Obviously, the “rint” man page doesn’t mention this behavior directly at all. If it mentioned, explicitly, that it rounds to the nearest even number in halfway cases, the game would have been over at that point. I take credit here for being the one who created a 10-lines program that tested what “rint” did, just to be sure it was not the problem. But it was!
I wanted to solve the problem by replacing the call to “rint” by a call to “round”, another standard function. The man page for “round” says that it rounds halfway cases away from zero. In other words, it follows the first strategy I described above. This is what we wanted. X.0 and X.25 would be rounded to X, and X.5 and X.75 would be rounded to X+1. No bias to even numbers and a good decision because most X.5 numbers we would receive would probably come from X.5something numbers that had been truncated to X.5. As I discovered, our C compiler and our C++ compiler didn’t have “round” available. “round” is a standard library function that is available in C99, but is not present in some compilers unless they attempt to cover C99. You can read the man page for “round” to confirm this.

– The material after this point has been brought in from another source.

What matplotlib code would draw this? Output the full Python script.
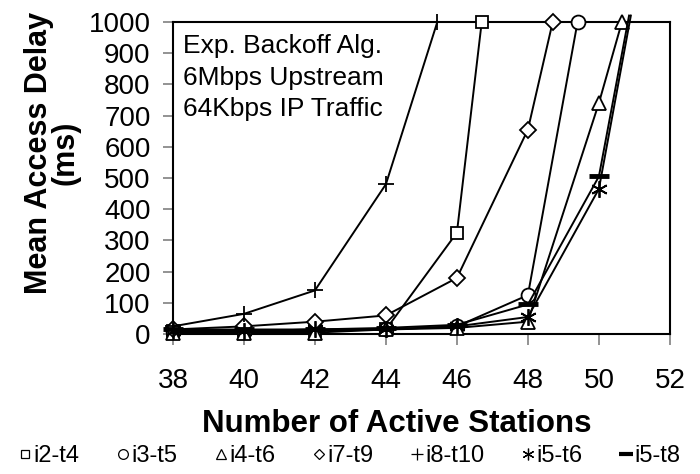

This just goes to show my lack of experience. I had never faced a rounding problem in my life and I had always been using “round” when I needed to round a number because it’s present in my system and it’s the obvious solution. When you wonder how to round a number in C, you type “man round” and its man page pops up. The question still open is how to round a number in C in the way “round” does but without using “round”. Does the lack of such a rounding function in C89 surprise you? It did to me, but the definitive solution was provided by an experienced programmer in the company, that explained to us that he had always rounded numbers adding 0.5 and truncating. It is almost obvious why this works exactly as “round”. Experienced programmers can laugh at me now. That’s right, thank you. Yes, that was the first time I saw the trick. More laughs. Anyway, we ended up taking advantage of the number being received in quarters of a unit and save some casts and floating point operations by rounding it adding two and dividing by four. Got it?